» **WHAT THE EXERCISE ASKS**
The line holding "(9,17.5) -- (14,17.5);" is the last one to output; start at the first line of the data, keep every line in between exactly, and leave out pictures.

» **RECORDED DATA**
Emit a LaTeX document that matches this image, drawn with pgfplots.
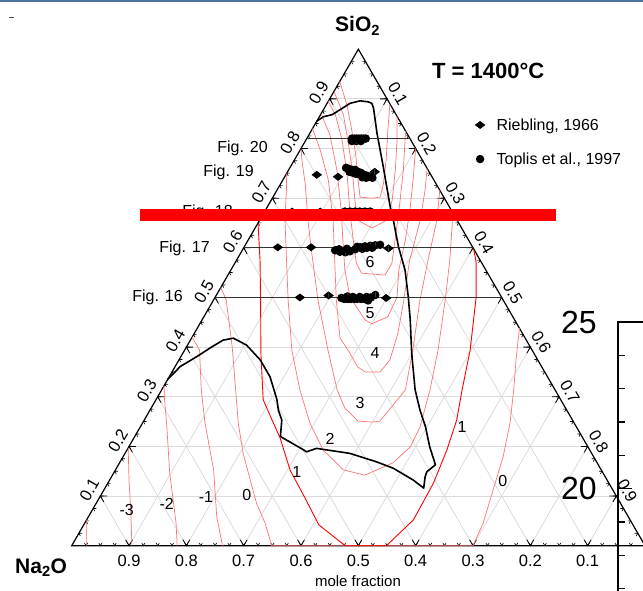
\documentclass[border=0pt]{standalone}
\usepackage{pgfplots}
\pgfplotsset{compat=1.18}
\usepackage{fontspec}
\setmainfont{Liberation Sans}
\usetikzlibrary{plotmarks}
\newcommand\fs[1]{\fontsize{#1}{#1}\selectfont}

\begin{document}
\begin{tikzpicture}[x=1pt,y=-1pt]
\useasboundingbox (0,0) rectangle (643,591);
\clip (0,0) rectangle (643,591);
\fill[white] (0,0) rectangle (643,591);
\draw[color={rgb,255:red,79;green,113;blue,158}, line width=2pt] (0,1.2) -- (643,1.2);
\draw[black!70, line width=0.9pt] (9,17.5) -- (14,17.5);

% ternary frame: coordinates are (Al2O3, SiO2) mole fractions
\begin{scope}[shift={(71.7,545.7)}, x={(573.3pt,0pt)}, y={(286.65pt,496.5pt)}]
  \foreach \t in {0.1,0.2,...,0.95} {
    \draw[black!14, line width=0.8pt] (0,\t) -- ({1-\t},\t);
    \draw[black!14, line width=0.8pt] (\t,0) -- (\t,{1-\t});
    \draw[black!14, line width=0.8pt] (\t,0) -- (0,\t);
  }
  \draw[black, line width=1.2pt] (0,0) -- (1,0) -- (0,1) -- cycle;
  \foreach \t in {0.025,0.05,...,0.99} {
    \draw[black, line width=0.6pt] ({\t-0.0055},0.0055) -- (\t,0) -- (\t,0.0055);
    \draw[black, line width=0.6pt] (0.0055,\t) -- (0,\t) -- (0.0055,{\t-0.0055});
    \draw[black, line width=0.6pt] ({1-\t-0.0055},\t) -- ({1-\t},\t) -- ({1-\t},{\t-0.0055});
  }
  \foreach \t in {0.1,0.2,...,0.95} {
    \draw[black, line width=0.8pt] ({\t-0.012},0.012) -- (\t,0) -- (\t,0.012);
    \draw[black, line width=0.8pt] (0.012,\t) -- (0,\t) -- (0.012,{\t-0.012});
    \draw[black, line width=0.8pt] ({1-\t-0.012},\t) -- ({1-\t},\t) -- ({1-\t},{\t-0.012});
  }
\end{scope}

\begin{axis}[
  at={(71.7pt,-545.7pt)}, anchor=origin,
  x={(573.3pt,0pt)}, y={(286.65pt,496.5pt)},
  xmin=0, xmax=1, ymin=0, ymax=1,
  hide axis, clip=false,
  cont/.style={red!55, line width=0.7pt, line join=round, forget plot},
  legend style={at={(axis cs:0.272,0.864)}, anchor=north west, draw=none, fill=none,
    font=\fs{16}, row sep=18pt, inner sep=0pt, nodes={inner sep=1.5pt}},
  legend cell align=left,
  legend image code/.code={\path[draw=none, fill=none] (-4pt,-3pt) rectangle (15pt,3pt); \draw[#1] plot[only marks] coordinates {(0pt,0pt)};},
]
% iso-lines
\addplot[cont] coordinates {(0.026,0) (0,0.052)};
\addplot[cont] coordinates {(0.105,0) (0.067,0.072) (0.034,0.132) (0,0.197)};
\addplot[cont] coordinates {(0.184,0) (0.159,0.046) (0.098,0.146) (0.042,0.247) (0.015,0.294) (0,0.322)};
\addplot[cont] coordinates {(0.263,0) (0.224,0.058) (0.171,0.153) (0.109,0.247) (0.069,0.314) (0.026,0.394) (0,0.42)};
\addplot[cont] coordinates {(0,0.52) (0.022,0.495) (0.080,0.40) (0.129,0.314) (0.167,0.247) (0.206,0.186) (0.255,0.119) (0.28,0.085) (0.315,0.045) (0.349,0) (0.70,0) (0.695,0.045) (0.679,0.112) (0.663,0.179) (0.641,0.247) (0.614,0.314) (0.588,0.374) (0.562,0.438)};
\addplot[cont] coordinates {(0,0.75) (0.016,0.717) (0.044,0.656) (0.076,0.596) (0.130,0.495) (0.187,0.394) (0.241,0.314) (0.292,0.247) (0.342,0.193) (0.397,0.153) (0.440,0.142) (0.477,0.167) (0.491,0.199) (0.488,0.239) (0.468,0.314) (0.442,0.394) (0.404,0.495) (0.372,0.575) (0.33,0.67)};
\addplot[cont] coordinates {(0,0.80) (0.013,0.777) (0.044,0.727) (0.084,0.656) (0.120,0.596) (0.182,0.495) (0.250,0.394) (0.306,0.314) (0.338,0.277) (0.374,0.251) (0.399,0.249) (0.412,0.251) (0.419,0.283) (0.425,0.314) (0.398,0.394) (0.360,0.495) (0.334,0.575) (0.309,0.656) (0.284,0.716)};
\addplot[cont] coordinates {(0,0.84) (0.035,0.797) (0.079,0.737) (0.128,0.656) (0.160,0.596) (0.214,0.495) (0.259,0.418) (0.285,0.394) (0.319,0.360) (0.337,0.350) (0.363,0.350) (0.368,0.374) (0.355,0.428) (0.334,0.489) (0.302,0.575) (0.280,0.656) (0.258,0.717) (0.24,0.76)};
\addplot[cont] coordinates {(0,0.87) (0.037,0.827) (0.084,0.757) (0.132,0.676) (0.165,0.616) (0.199,0.555) (0.235,0.501) (0.269,0.469) (0.284,0.455) (0.300,0.447) (0.321,0.461) (0.317,0.501) (0.293,0.555) (0.274,0.616) (0.252,0.676) (0.227,0.737) (0.2,0.8)};
\addplot[cont] coordinates {(0,0.895) (0.026,0.868) (0.063,0.817) (0.107,0.747) (0.147,0.676) (0.183,0.616) (0.212,0.569) (0.231,0.549) (0.274,0.545) (0.274,0.569) (0.256,0.616) (0.233,0.676) (0.200,0.757) (0.173,0.817) (0.165,0.835)};
\addplot[cont] coordinates {(0,0.915) (0.040,0.868) (0.073,0.817) (0.111,0.757) (0.146,0.696) (0.170,0.656) (0.204,0.640) (0.222,0.656) (0.211,0.696) (0.186,0.757) (0.159,0.817) (0.135,0.865)};
\addplot[cont] coordinates {(0,0.935) (0.036,0.888) (0.070,0.837) (0.102,0.787) (0.131,0.737) (0.152,0.702) (0.174,0.700) (0.187,0.702) (0.180,0.727) (0.160,0.777) (0.133,0.837) (0.11,0.89)};
\addplot[red, line width=0.9pt, line join=round, forget plot] coordinates {(0,0.65) (0.041,0.575) (0.082,0.495) (0.136,0.388) (0.187,0.294) (0.223,0.253) (0.255,0.217) (0.305,0.152) (0.36,0.095) (0.41,0.042) (0.477,0) (0.549,0) (0.570,0.052) (0.568,0.126) (0.558,0.193) (0.545,0.253) (0.524,0.314) (0.498,0.394) (0.455,0.501) (0.42,0.571) (0.402,0.598)};
% liquidus boundary at 1400 C
\addplot[black, line width=1.6pt, line join=round, forget plot] coordinates {(0,0.335) (0.009,0.361) (0.028,0.381) (0.042,0.398) (0.057,0.414) (0.073,0.418) (0.103,0.404) (0.142,0.374) (0.176,0.340) (0.211,0.294) (0.224,0.273) (0.240,0.253) (0.254,0.220) (0.308,0.193) (0.315,0.189) (0.329,0.196) (0.392,0.186) (0.447,0.169) (0.483,0.156) (0.530,0.132) (0.556,0.116) (0.547,0.139) (0.545,0.149) (0.553,0.163) (0.525,0.199) (0.497,0.240) (0.471,0.273) (0.442,0.314) (0.399,0.388) (0.363,0.455) (0.336,0.502) (0.304,0.555) (0.269,0.602) (0.233,0.656) (0.214,0.683) (0.162,0.763) (0.117,0.831) (0.086,0.881) (0.078,0.891) (0.070,0.894) (0.055,0.896) (0.040,0.891) (0.029,0.878) (0.020,0.868) (0.007,0.864) (0,0.855)};
% constant-silica sections
\addplot[black!80, line width=1.1pt, forget plot] coordinates {(0,0.82) (0.18,0.82)};
\addplot[black!80, line width=1.1pt, forget plot] coordinates {(0,0.673) (0.327,0.673)};
\addplot[black!80, line width=1.1pt, forget plot] coordinates {(0,0.6) (0.4,0.6)};
\addplot[black!80, line width=1.1pt, forget plot] coordinates {(0,0.5) (0.5,0.5)};
% measurements
\addplot[only marks, mark=halfdiamond*, mark size=4.6pt, mark color=black, mark options={draw=black, fill=black, rotate=90, line width=0.8pt}]
 coordinates {(0.054,0.747) (0.093,0.743) (0.152,0.753) (0.048,0.673) (0.097,0.673) (0.059,0.601) (0.117,0.601) (0.253,0.599) (0.148,0.500) (0.196,0.504) (0.299,0.499)};
\addlegendentry{Riebling, 1966}
\addplot[only marks, mark=halfcircle*, mark size=3.8pt, mark color=black, mark options={draw=black, fill=black, rotate=90, line width=0.8pt}]
 coordinates {(0.079,0.82) (0.083,0.82) (0.087,0.82) (0.091,0.82) (0.095,0.82) (0.099,0.82) (0.103,0.82) (0.081,0.815) (0.089,0.815) (0.097,0.815)
 (0.098,0.761) (0.104,0.759) (0.111,0.757) (0.116,0.757) (0.123,0.753) (0.129,0.751) (0.137,0.747) (0.143,0.745) (0.149,0.743) (0.154,0.741) (0.115,0.751) (0.130,0.747) (0.143,0.741) (0.108,0.753) (0.121,0.749) (0.136,0.742)
 (0.140,0.673) (0.149,0.673) (0.158,0.673) (0.166,0.673) (0.175,0.673) (0.184,0.673)
 (0.162,0.595) (0.172,0.592) (0.182,0.591) (0.189,0.593) (0.196,0.597) (0.203,0.601) (0.210,0.603) (0.219,0.604) (0.227,0.605) (0.235,0.606) (0.181,0.598) (0.197,0.602) (0.208,0.598) (0.224,0.600) (0.168,0.597) (0.215,0.600)
 (0.221,0.499) (0.227,0.497) (0.233,0.497) (0.238,0.497) (0.244,0.497) (0.249,0.497) (0.256,0.497) (0.262,0.497) (0.267,0.497) (0.272,0.500) (0.277,0.505) (0.240,0.501) (0.252,0.501) (0.264,0.501) (0.230,0.502) (0.270,0.494)};
\addlegendentry{Toplis et al., 1997}
\end{axis}

% axis tick labels
\foreach \v in {1,...,9} {
  \node[inner sep=0pt, rotate=60, font=\fs{16.5}] at ({71.7+28.665*\v-11},{545.7-49.65*\v-6}) {0.\v};
  \node[inner sep=0pt, rotate=-60, font=\fs{16.5}] at ({358.35+28.665*\v+11},{49.2+49.65*\v-5}) {0.\v};
  \node[inner sep=0pt, font=\fs{16.5}] at ({645-57.33*\v},561) {0.\v};
}
\node[inner sep=0pt, font=\fs{15}] at (358,581) {mole fraction};
\node[inner sep=0pt, anchor=base west, font=\bfseries\fs{21}] at (15,573.5) {Na\textsubscript{2}O};
\node[inner sep=0pt, anchor=base west, font=\bfseries\fs{21}] at (335,32) {SiO\textsubscript{2}};
\node[inner sep=0pt, anchor=base west, font=\bfseries\fs{22}] at (432,79) {T = 1400°C};

% section labels
\begin{scope}[every node/.style={inner sep=0pt, anchor=east, font=\fs{16}}]
  \node at (268,148) {Fig. 20};
  \node at (254,172) {Fig. 19};
  \node at (233,212) {Fig. 18};
  \node at (210,248) {Fig. 17};
  \node at (183,297) {Fig. 16};
\end{scope}

% iso-line values
\begin{scope}[every node/.style={inner sep=0pt, font=\fs{16}}]
  \node at (126.7,510) {-3};
  \node at (166.7,504.3) {-2};
  \node at (206,497.3) {-1};
  \node at (246.7,495) {0};
  \node at (296.7,471.7) {1};
  \node at (330,439.3) {2};
  \node at (360,403.3) {3};
  \node at (375,353.3) {4};
  \node at (370,313.3) {5};
  \node at (370,261.7) {6};
  \node at (462,426.7) {1};
  \node at (502.7,480.7) {0};
\end{scope}

% neighbouring panel
\begin{axis}[
  at={(618.3pt,-322pt)}, anchor=north west, scale only axis,
  width=200pt, height=300pt, xmin=0, xmax=1, ymin=16, ymax=25,
  xtick=\empty, ytick={20,25}, minor ytick={16,...,24},
  tick align=inside, major tick length=14pt, minor tick length=7pt,
  axis line style={line width=2pt}, every tick/.style={black, line width=1.5pt},
  yticklabel style={font=\fs{32}, xshift=-18pt},
  /pgf/number format/assume math mode=true,
]
\end{axis}

\fill[red] (140,209.3) rectangle (556,220.7);
\end{tikzpicture}
\end{document}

» **OUTPUT OF THE EXERCISE**
Emit a LaTeX document that matches this image, drawn with pgfplots.
\documentclass[border=0pt]{standalone}
\usepackage{pgfplots}
\pgfplotsset{compat=1.18}
\usepackage{fontspec}
\setmainfont{Liberation Sans}
\usetikzlibrary{plotmarks}
\newcommand\fs[1]{\fontsize{#1}{#1}\selectfont}

\begin{document}
\begin{tikzpicture}[x=1pt,y=-1pt]
\useasboundingbox (0,0) rectangle (643,591);
\clip (0,0) rectangle (643,591);
\fill[white] (0,0) rectangle (643,591);
\draw[color={rgb,255:red,79;green,113;blue,158}, line width=2pt] (0,1.2) -- (643,1.2);
\draw[black!70, line width=0.9pt] (9,17.5) -- (14,17.5);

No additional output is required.